START Data lines
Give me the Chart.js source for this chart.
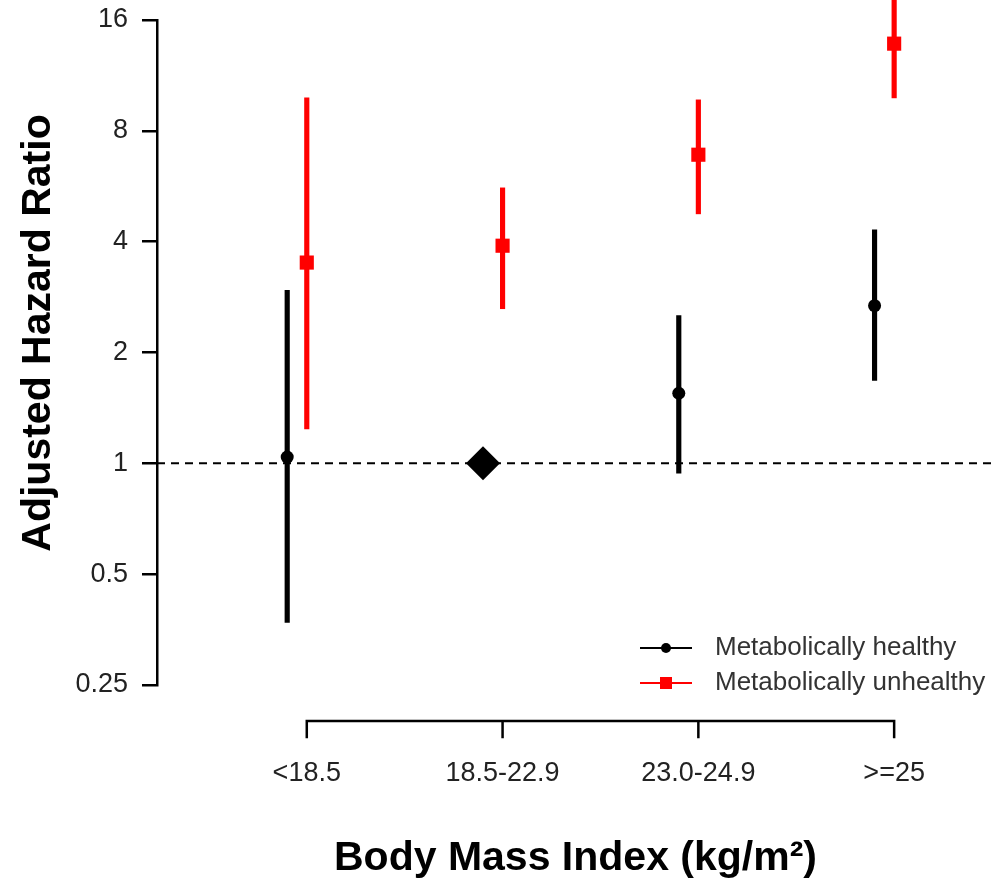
<!DOCTYPE html>
<html>
<head>
<meta charset="utf-8">
<title>Adjusted hazard ratio by body mass index</title>
<script src="https://cdn.jsdelivr.net/npm/chart.js@4.4.1/dist/chart.umd.min.js"></script>
<style>
	body { margin: 0; background: #fff; }
	canvas { display: block; }
</style>
</head>
<body>
<canvas id="mycanvas" width="994" height="883"></canvas>
<script>
var categories = ["<18.5", "18.5-22.9", "23.0-24.9", ">=25"];
var yTicks = [0.25, 0.5, 1, 2, 4, 8, 16];
var yTickLabels = ["0.25", "0.5", "1", "2", "4", "8", "16"];

// metabolically healthy, 18.5-22.9 is the reference group (no CI)
var healthyHR = [1.04, 1, 1.55, 2.68];
var healthyLow = [0.37, null, 0.94, 1.68];
var healthyHigh = [2.95, null, 2.52, 4.31];

// metabolically unhealthy
var unhealthyHR = [3.51, 3.90, 6.89, 13.8];
var unhealthyLow = [1.24, 2.63, 4.76, 9.83];
var unhealthyHigh = [9.83, 5.60, 9.71, 18.6];

var refValue = 1;
var healthyShift = -0.1;   // black series sits a bit left of the tick

var xMin = 0.235, xMax = 4.51;
var font = "'Liberation Sans', Arial, Helvetica, sans-serif";

function ciData(low, high, shift) {
	var out = [];
	for (var i in categories) {
		if (low[i] == null) continue;
		out.push({x: +i + 1 + shift, y: [low[i], high[i]]});
	}
	return out;
}
function pointData(hr, shift) {
	return hr.map(function(v, i){ return {x: i + 1 + shift, y: v}; });
}

// R style axes: bottom axis only between first and last tick, y title, legend
var rAxes = {
	id: "rAxes",
	afterDraw: function(chart) {
		var ctx = chart.ctx;
		var xs = chart.scales.x;
		var yLine = chart.chartArea.bottom + 36;
		ctx.save();
		ctx.strokeStyle = "#000";
		ctx.lineWidth = 2.5;
		ctx.lineCap = "square";
		ctx.beginPath();
		ctx.moveTo(xs.getPixelForValue(1), yLine);
		ctx.lineTo(xs.getPixelForValue(categories.length), yLine);
		for (var i = 0; i < categories.length; i++) {
			var px = xs.getPixelForValue(i + 1);
			ctx.moveTo(px, yLine);
			ctx.lineTo(px, yLine + 16);
		}
		ctx.stroke();

		ctx.translate(39, 333);
		ctx.rotate(-Math.PI / 2);
		ctx.fillStyle = "#000";
		ctx.font = "bold 41px " + font;
		ctx.textAlign = "center";
		ctx.textBaseline = "middle";
		ctx.fillText("Adjusted Hazard Ratio", 0, 0);
		ctx.restore();

		// legend: line with the marker on it
		var items = [chart.data.datasets[0], chart.data.datasets[1]];
		ctx.save();
		ctx.font = "26px " + font;
		ctx.textBaseline = "middle";
		items.forEach(function(ds, k){
			var y = 648 + k * 35;
			ctx.strokeStyle = ds.borderColor;
			ctx.lineWidth = 2;
			ctx.beginPath();
			ctx.moveTo(640, y);
			ctx.lineTo(692, y);
			ctx.stroke();
			ctx.fillStyle = ds.backgroundColor;
			if (k == 0) {
				ctx.beginPath();
				ctx.arc(666, y, 5, 0, Math.PI * 2);
				ctx.fill();
			} else {
				ctx.fillRect(660, y - 6, 12, 12);
			}
			ctx.fillStyle = "#333";
			ctx.fillText(ds.label, 715, y);
		});
		ctx.restore();
	}
};

var chartdata = {
	datasets: [
	{
		type: "scatter",
		label: "Metabolically healthy",
		order: 0,
		data: pointData(healthyHR, healthyShift),
		backgroundColor: "#000",
		borderColor: "#000",
		pointStyle: function(c){ return healthyLow[c.dataIndex] == null ? "rectRot" : "circle"; },
		pointRadius: function(c){ return healthyLow[c.dataIndex] == null ? 17 : 6.5; },
		pointBorderWidth: 0,
		clip: false
	},
	{
		type: "scatter",
		label: "Metabolically unhealthy",
		order: 0,
		data: pointData(unhealthyHR, 0),
		backgroundColor: "#ff0000",
		borderColor: "#ff0000",
		pointStyle: "rect",
		pointRadius: 10,
		pointBorderWidth: 0,
		clip: false
	},
	{
		type: "bar",
		label: "healthy CI",
		order: 1,
		data: ciData(healthyLow, healthyHigh, healthyShift),
		backgroundColor: "#000",
		barThickness: 4.5,
		grouped: false,
		clip: false
	},
	{
		type: "bar",
		label: "unhealthy CI",
		order: 1,
		data: ciData(unhealthyLow, unhealthyHigh, 0),
		backgroundColor: "#ff0000",
		barThickness: 4.5,
		grouped: false,
		clip: false
	},
	{
		type: "line",
		label: "reference",
		order: 2,
		data: [{x: xMin, y: refValue}, {x: xMax, y: refValue}],
		borderColor: "#000",
		borderWidth: 2,
		borderDash: [8, 6],
		pointRadius: 0,
		fill: false
	}
	]
};

var ctx = document.getElementById("mycanvas");
var LineGraph = new Chart(ctx, {
	type: "scatter",
	data: chartdata,
	plugins: [rAxes],
	options: {
		responsive: false,
		animation: false,
		layout: { autoPadding: false, padding: { top: 20, left: 0, right: 0, bottom: 0 } },
		plugins: {
			legend: { display: false },
			tooltip: { enabled: false }
		},
		scales: {
			x: {
				type: "linear",
				min: xMin,
				max: xMax,
				offset: false,
				grid: { display: false, drawTicks: true, tickLength: 72 },
				border: { display: false },
				afterBuildTicks: function(s){ s.ticks = categories.map(function(c, i){ return {value: i + 1}; }); },
				afterFit: function(s){ s.height = 198; s.paddingLeft = 0; s.paddingRight = 0; },
				ticks: {
					padding: 0,
					maxRotation: 0,
					autoSkip: false,
					color: "#222",
					font: { family: font, size: 27 },
					callback: function(v, i){ return categories[i]; }
				},
				title: {
					display: true,
					text: "Body Mass Index (kg/m²)",
					color: "#000",
					padding: 0,
					font: { family: font, size: 41, weight: "bold" }
				}
			},
			y: {
				type: "logarithmic",
				min: yTicks[0],
				max: yTicks[yTicks.length - 1],
				afterBuildTicks: function(s){ s.ticks = yTicks.map(function(v){ return {value: v}; }); },
				afterFit: function(s){ s.width = 157; s.paddingTop = 0; s.paddingBottom = 0; },
				grid: { drawOnChartArea: false, drawTicks: true, tickLength: 15, color: "#000", lineWidth: 2.5 },
				border: { display: true, color: "#000", width: 2.5 },
				ticks: {
					padding: 14,
					autoSkip: false,
					color: "#222",
					font: { family: font, size: 27 },
					callback: function(v, i){ return yTickLabels[i]; }
				}
			}
		}
	}
});
</script>
</body>
</html>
END Data lines
-- Written task --
Write the full listing out again with every line unchanged, but include no pictures.

-- Correct output --
Give me the Chart.js source for this chart.
<!DOCTYPE html>
<html>
<head>
<meta charset="utf-8">
<title>Adjusted hazard ratio by body mass index</title>
<script src="https://cdn.jsdelivr.net/npm/chart.js@4.4.1/dist/chart.umd.min.js"></script>
<style>
	body { margin: 0; background: #fff; }
	canvas { display: block; }
</style>
</head>
<body>
<canvas id="mycanvas" width="994" height="883"></canvas>
<script>
var categories = ["<18.5", "18.5-22.9", "23.0-24.9", ">=25"];
var yTicks = [0.25, 0.5, 1, 2, 4, 8, 16];
var yTickLabels = ["0.25", "0.5", "1", "2", "4", "8", "16"];

// metabolically healthy, 18.5-22.9 is the reference group (no CI)
var healthyHR = [1.04, 1, 1.55, 2.68];
var healthyLow = [0.37, null, 0.94, 1.68];
var healthyHigh = [2.95, null, 2.52, 4.31];

// metabolically unhealthy
var unhealthyHR = [3.51, 3.90, 6.89, 13.8];
var unhealthyLow = [1.24, 2.63, 4.76, 9.83];
var unhealthyHigh = [9.83, 5.60, 9.71, 18.6];

var refValue = 1;
var healthyShift = -0.1;   // black series sits a bit left of the tick

var xMin = 0.235, xMax = 4.51;
var font = "'Liberation Sans', Arial, Helvetica, sans-serif";

function ciData(low, high, shift) {
	var out = [];
	for (var i in categories) {
		if (low[i] == null) continue;
		out.push({x: +i + 1 + shift, y: [low[i], high[i]]});
	}
	return out;
}
function pointData(hr, shift) {
	return hr.map(function(v, i){ return {x: i + 1 + shift, y: v}; });
}

// R style axes: bottom axis only between first and last tick, y title, legend
var rAxes = {
	id: "rAxes",
	afterDraw: function(chart) {
		var ctx = chart.ctx;
		var xs = chart.scales.x;
		var yLine = chart.chartArea.bottom + 36;
		ctx.save();
		ctx.strokeStyle = "#000";
		ctx.lineWidth = 2.5;
		ctx.lineCap = "square";
		ctx.beginPath();
		ctx.moveTo(xs.getPixelForValue(1), yLine);
		ctx.lineTo(xs.getPixelForValue(categories.length), yLine);
		for (var i = 0; i < categories.length; i++) {
			var px = xs.getPixelForValue(i + 1);
			ctx.moveTo(px, yLine);
			ctx.lineTo(px, yLine + 16);
		}
		ctx.stroke();

		ctx.translate(39, 333);
		ctx.rotate(-Math.PI / 2);
		ctx.fillStyle = "#000";
		ctx.font = "bold 41px " + font;
		ctx.textAlign = "center";
		ctx.textBaseline = "middle";
		ctx.fillText("Adjusted Hazard Ratio", 0, 0);
		ctx.restore();

		// legend: line with the marker on it
		var items = [chart.data.datasets[0], chart.data.datasets[1]];
		ctx.save();
		ctx.font = "26px " + font;
		ctx.textBaseline = "middle";
		items.forEach(function(ds, k){
			var y = 648 + k * 35;
			ctx.strokeStyle = ds.borderColor;
			ctx.lineWidth = 2;
			ctx.beginPath();
			ctx.moveTo(640, y);
			ctx.lineTo(692, y);
			ctx.stroke();
			ctx.fillStyle = ds.backgroundColor;
			if (k == 0) {
				ctx.beginPath();
				ctx.arc(666, y, 5, 0, Math.PI * 2);
				ctx.fill();
			} else {
				ctx.fillRect(660, y - 6, 12, 12);
			}
			ctx.fillStyle = "#333";
			ctx.fillText(ds.label, 715, y);
		});
		ctx.restore();
	}
};

var chartdata = {
	datasets: [
	{
		type: "scatter",
		label: "Metabolically healthy",
		order: 0,
		data: pointData(healthyHR, healthyShift),
		backgroundColor: "#000",
		borderColor: "#000",
		pointStyle: function(c){ return healthyLow[c.dataIndex] == null ? "rectRot" : "circle"; },
		pointRadius: function(c){ return healthyLow[c.dataIndex] == null ? 17 : 6.5; },
		pointBorderWidth: 0,
		clip: false
	},
	{
		type: "scatter",
		label: "Metabolically unhealthy",
		order: 0,
		data: pointData(unhealthyHR, 0),
		backgroundColor: "#ff0000",
		borderColor: "#ff0000",
		pointStyle: "rect",
		pointRadius: 10,
		pointBorderWidth: 0,
		clip: false
	},
	{
		type: "bar",
		label: "healthy CI",
		order: 1,
		data: ciData(healthyLow, healthyHigh, healthyShift),
		backgroundColor: "#000",
		barThickness: 4.5,
		grouped: false,
		clip: false
	},
	{
		type: "bar",
		label: "unhealthy CI",
		order: 1,
		data: ciData(unhealthyLow, unhealthyHigh, 0),
		backgroundColor: "#ff0000",
		barThickness: 4.5,
		grouped: false,
		clip: false
	},
	{
		type: "line",
		label: "reference",
		order: 2,
		data: [{x: xMin, y: refValue}, {x: xMax, y: refValue}],
		borderColor: "#000",
		borderWidth: 2,
		borderDash: [8, 6],
		pointRadius: 0,
		fill: false
	}
	]
};

var ctx = document.getElementById("mycanvas");
var LineGraph = new Chart(ctx, {
	type: "scatter",
	data: chartdata,
	plugins: [rAxes],
	options: {
		responsive: false,
		animation: false,
		layout: { autoPadding: false, padding: { top: 20, left: 0, right: 0, bottom: 0 } },
		plugins: {
			legend: { display: false },
			tooltip: { enabled: false }
		},
		scales: {
			x: {
				type: "linear",
				min: xMin,
				max: xMax,
				offset: false,
				grid: { display: false, drawTicks: true, tickLength: 72 },
				border: { display: false },
				afterBuildTicks: function(s){ s.ticks = categories.map(function(c, i){ return {value: i + 1}; }); },
				afterFit: function(s){ s.height = 198; s.paddingLeft = 0; s.paddingRight = 0; },
				ticks: {
					padding: 0,
					maxRotation: 0,
					autoSkip: false,
					color: "#222",
					font: { family: font, size: 27 },
					callback: function(v, i){ return categories[i]; }
				},
				title: {
					display: true,
					text: "Body Mass Index (kg/m²)",
					color: "#000",
					padding: 0,
					font: { family: font, size: 41, weight: "bold" }
				}
			},
			y: {
				type: "logarithmic",
				min: yTicks[0],
				max: yTicks[yTicks.length - 1],
				afterBuildTicks: function(s){ s.ticks = yTicks.map(function(v){ return {value: v}; }); },
				afterFit: function(s){ s.width = 157; s.paddingTop = 0; s.paddingBottom = 0; },
				grid: { drawOnChartArea: false, drawTicks: true, tickLength: 15, color: "#000", lineWidth: 2.5 },
				border: { display: true, color: "#000", width: 2.5 },
				ticks: {
					padding: 14,
					autoSkip: false,
					color: "#222",
					font: { family: font, size: 27 },
					callback: function(v, i){ return yTickLabels[i]; }
				}
			}
		}
	}
});
</script>
</body>
</html>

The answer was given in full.